Even those who develop a marketable product have little chance of making it big in their home country in China, being a music producer is an even riskier career choice than it is in the West. With music sales plummeting due to online piracy, China’s EDM world has effectively given up on making money from selling MP3s, and most producers rely on fees from often-restrictive performances in mainstream nightclubs. Many, Lee included, choose to make their music available to download for free online, simply to raise their profile.

“When I tour around China, I often play in big clubs,” said Li Man, a flamboyant Chinese producer who performs wearing a headdress made of glow-sticks, “but while the crowds are huge, there will only occasionally be one or two people there who came because they like my music.”

Increasingly, however, Chinese electronic musicians are finding ways of making a living without straying too far from music production. “The producers with the most talent and the best connections can now get high-paying jobs making movie soundtracks, doing sound design for advertisements, or producing songs for pop singers,” said Chen Jiesi.

On a larger scale, the development of EDM culture faces a more daunting obstacle. While China now sees dozens of largescale electronic music events every year, bureaucratic interference is commonplace. In May this year, Acupuncture Records’ annual 10,000-strong outdoor festival, INTRO, was forced to change its location with less than 24 hours to go.

“Our application for a license to hold the event in 798 [an art district near Beijing’s city center] was rejected at the last minute. We got approval from the Ministry of Culture, but not from the Public Security Bureau, so we had to move the party to a vacation park near the city limits,” said Miao Wong.

Electronomics

Still, despite the jitteriness of China’s authorities when it comes to independent arts, some still see long-term commercial potential in China’s EDM industry. 27-year-old Frenchman Max Bureau has been involved in the independent music scenes in Beijing and Shanghai since his arrival in China in 2005. Having run several successful “underground”electronic music nightclubs in Beijing, his latest venue, Haze, is attracting a wealthier, more mature breed of Chinese consumer to the world of electronic music, right in the middle of Beijing’s CBD.

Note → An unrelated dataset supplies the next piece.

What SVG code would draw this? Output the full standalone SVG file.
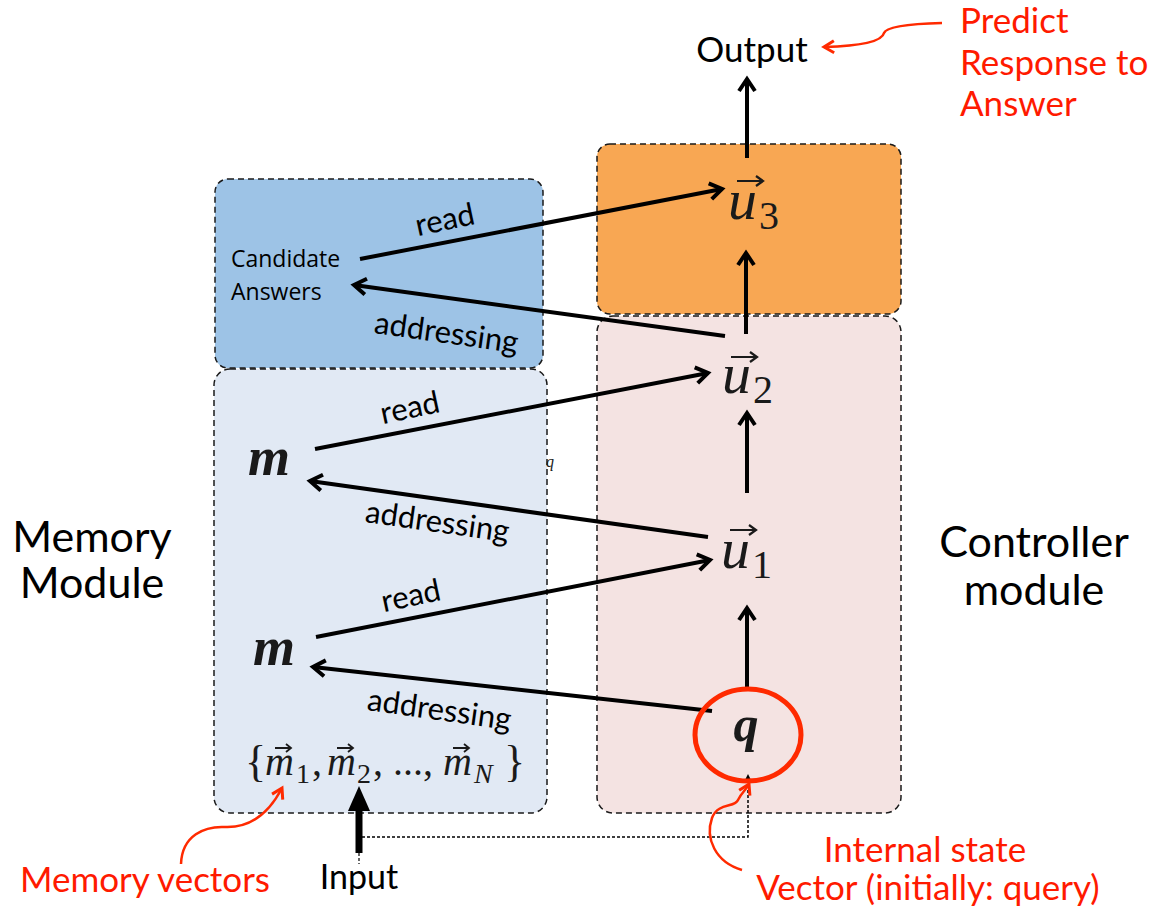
<svg xmlns="http://www.w3.org/2000/svg" xmlns:xlink="http://www.w3.org/1999/xlink" width="1154" height="915" viewBox="0 0 1154 915">
<style>
.box{stroke:#1a1a1a;stroke-width:1.5;stroke-dasharray:6 4}
.conn{stroke:#000;stroke-width:4;fill:none}
.lbl{font-family:Lato,"Open Sans",sans-serif;font-size:31px;fill:#000}
.big{font-family:Lato,"Open Sans",sans-serif;font-size:43px;fill:#000}
.red{font-family:Lato,"Open Sans",sans-serif;font-size:35px;fill:#ff1a00}
.math{font-family:"Liberation Serif",serif;font-style:italic;fill:#1a1a1a}
.sub{font-family:"Liberation Serif",serif;fill:#1a1a1a}
.rc{stroke:#ff2a00;stroke-width:2.5;fill:none}
</style>
<defs>
<marker id="ah" markerWidth="22" markerHeight="22" refX="17" refY="11" orient="auto" markerUnits="userSpaceOnUse"><path d="M5,3 L17,11 L5,19" fill="none" stroke="#000" stroke-width="4"/></marker>
<marker id="rh" markerWidth="20" markerHeight="20" refX="15" refY="10" orient="auto" markerUnits="userSpaceOnUse"><path d="M5,4 L15,10 L5,16" fill="none" stroke="#ff2a00" stroke-width="3"/></marker>
<marker id="fh" markerWidth="30" markerHeight="30" refX="15" refY="24" orient="0" markerUnits="userSpaceOnUse"><path d="M4,25 L15,0 L26,25 Z" fill="#000"/></marker>
<marker id="sh" markerWidth="12" markerHeight="12" refX="6" refY="2" orient="0" markerUnits="userSpaceOnUse"><path d="M2,8 L6,0 L10,8 Z" fill="#000"/></marker>
<path id="vec" d="M0,0 H26 M19,-5 L26,0 L19,5" stroke="#1a1a1a" stroke-width="2.2" fill="none"/>
<path id="vecs" d="M0,0 H16 M11,-4 L16,0 L11,4" stroke="#1a1a1a" stroke-width="1.8" fill="none"/>
</defs>

<g id="candidate-box"><rect class="box" x="215" y="179" width="328" height="189" rx="13" fill="#9dc3e6"/>
<text x="231" y="267" font-family="'Open Sans',sans-serif" font-size="23" fill="#000">Candidate</text>
<text x="231" y="300" font-family="'Open Sans',sans-serif" font-size="23" fill="#000">Answers</text></g>

<g id="memory-box"><rect class="box" x="214" y="369" width="333" height="444" rx="16" fill="#e1e9f4"/></g>
<g id="u3-box"><rect class="box" x="597" y="144" width="304" height="170" rx="13" fill="#f8a753"/></g>
<g id="controller-box"><rect class="box" x="597" y="316" width="304" height="497" rx="16" fill="#f4e3e2"/></g>

<g id="connectors">
<line class="conn" x1="360" y1="259" x2="722" y2="189" marker-end="url(#ah)"/>
<line class="conn" x1="725" y1="336" x2="354" y2="285" marker-end="url(#ah)"/>
<line class="conn" x1="315" y1="449" x2="708" y2="373" marker-end="url(#ah)"/>
<line class="conn" x1="708" y1="537" x2="310" y2="481" marker-end="url(#ah)"/>
<line class="conn" x1="316" y1="637" x2="710" y2="560" marker-end="url(#ah)"/>
<line class="conn" x1="712" y1="711" x2="313" y2="667" marker-end="url(#ah)"/>
<line class="conn" x1="747" y1="687" x2="747" y2="608" marker-end="url(#ah)"/>
<line class="conn" x1="747" y1="493" x2="747" y2="413" marker-end="url(#ah)"/>
<line class="conn" x1="746" y1="334" x2="746" y2="253" marker-end="url(#ah)"/>
<line class="conn" x1="747" y1="158" x2="747" y2="79" marker-end="url(#ah)"/>
<line x1="359" y1="853" x2="359" y2="810" stroke="#000" stroke-width="7" marker-end="url(#fh)"/>
<line x1="359" y1="853" x2="359" y2="864" stroke="#000" stroke-width="1.2" stroke-dasharray="3 2"/>
<polyline points="362,837 748,837 748,776" fill="none" stroke="#000" stroke-width="1.5" stroke-dasharray="3 2" marker-end="url(#sh)"/>
<path class="rc" d="M942,23 C905,24 886,27 884,33 C882,42 860,46 824,47" marker-end="url(#rh)"/>
<path class="rc" d="M181,864 C182,835 205,826 225,827 C250,828 268,815 282,788" marker-end="url(#rh)"/>
<path class="rc" d="M742,870 C715,862 705,838 712,818 C718,802 735,808 738,800 C742,792 746,790 749,784" marker-end="url(#rh)"/>
</g>

<g id="labels">
<text class="lbl" transform="translate(447,230) rotate(-12)" text-anchor="middle">read</text>
<text class="lbl" transform="translate(445,343) rotate(8)" text-anchor="middle">addressing</text>
<text class="lbl" transform="translate(412,418) rotate(-12)" text-anchor="middle">read</text>
<text class="lbl" transform="translate(436,532) rotate(8)" text-anchor="middle">addressing</text>
<text class="lbl" transform="translate(413,606) rotate(-12)" text-anchor="middle">read</text>
<text class="lbl" transform="translate(438,720) rotate(8)" text-anchor="middle">addressing</text>
</g>

<g id="output"><text x="752" y="62" font-family="Lato,'Open Sans',sans-serif" font-size="35" fill="#000" text-anchor="middle">Output</text></g>

<g id="u3"><text class="math" x="728" y="219" font-size="58">u</text><text class="sub" x="759" y="229" font-size="40">3</text><use xlink:href="#vec" x="737" y="181"/></g>
<g id="u2"><text class="math" x="722" y="393" font-size="58">u</text><text class="sub" x="753" y="403" font-size="40">2</text><use xlink:href="#vec" x="731" y="357"/></g>
<g id="u1"><text class="math" x="721" y="568" font-size="58">u</text><text class="sub" x="752" y="578" font-size="40">1</text><use xlink:href="#vec" x="730" y="530"/></g>

<g id="q"><ellipse cx="748" cy="735" rx="53" ry="46" fill="none" stroke="#ff2a00" stroke-width="5"/>
<text class="math" x="746" y="741" font-size="50" font-weight="bold" text-anchor="middle" fill="#000">q</text></g>

<g id="m-upper"><text class="math" x="248" y="475" font-size="54" font-weight="bold" fill="#000">m</text></g>
<g id="m-lower"><text class="math" x="253" y="665" font-size="54" font-weight="bold" fill="#000">m</text></g>
<text class="math" x="546" y="467" font-size="16">q</text>

<g id="memory-set">
<text class="sub" x="245" y="776" font-size="44">{</text>
<text class="math" x="265" y="775" font-size="40">m</text><text class="sub" x="296" y="783" font-size="28">1</text><text class="sub" x="312" y="775" font-size="40">,</text>
<use xlink:href="#vecs" x="275" y="748"/>
<text class="math" x="327" y="775" font-size="40">m</text><text class="sub" x="357" y="783" font-size="28">2</text><text class="sub" x="373" y="775" font-size="40">,</text>
<use xlink:href="#vecs" x="337" y="748"/>
<text class="sub" x="393" y="775" font-size="40">...,</text>
<text class="math" x="443" y="775" font-size="40">m</text><text class="math" x="474" y="783" font-size="28">N</text>
<use xlink:href="#vecs" x="453" y="748"/>
<text class="sub" x="504" y="776" font-size="44">}</text>
</g>

<g id="annotations">
<text class="big" x="92" y="552" text-anchor="middle">Memory</text>
<text class="big" x="92" y="598" text-anchor="middle">Module</text>
<text class="big" x="1034" y="557" text-anchor="middle">Controller</text>
<text class="big" x="1034" y="605" text-anchor="middle">module</text>
<text class="red" x="960" y="33">Predict</text>
<text class="red" x="960" y="75">Response to</text>
<text class="red" x="960" y="116">Answer</text>
<text x="359" y="889" font-family="Lato,'Open Sans',sans-serif" font-size="34" text-anchor="middle" fill="#000">Input</text>
<text class="red" x="145" y="892" text-anchor="middle">Memory vectors</text>
<text class="red" x="925" y="862" text-anchor="middle" font-size="33">Internal state</text>
<text class="red" x="928" y="900" text-anchor="middle" font-size="33">Vector (initially: query)</text>
</g>
</svg>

A clean, fashionable club with just a hint of an “underground” motif, Haze hosts one or two well-known international DJs per month, as well as the cream of the local crop. In contrast to the grungy crowds that tended to frequent his previous businesses, Bureau is attempting to change EDM’s image in China with the use of subtle gentrification.

“A lot of cosmopolitan, white-collar Chinese workers like to go out at night, but some of them are getting tired of the seedy mainstream nightclubs, so they come over to Haze. Most of them are new to this kind of music, but they keep coming back, and they have money to spend.”

While Bureau stops short of predicting that EDM could ever become part of China’s mainstream music culture, he believes there is room for development: “We’re seeing more and more small venues like ours popping up, and investors are interested in our product. It definitely has the potential to become something big here.”

For Miao Wong, however, the objective has never been actively to convert Chinese music fans to EDM. “All we’ve ever tried to do is to create opportunities for young Chinese people to hear electronic music, or to experience one of our events. There could be millions of potential electronic music fans all over China, but if they never hear it, they’ll never know. We just want to let people know that this culture exists, and let them decide for themselves whether or not they like it.”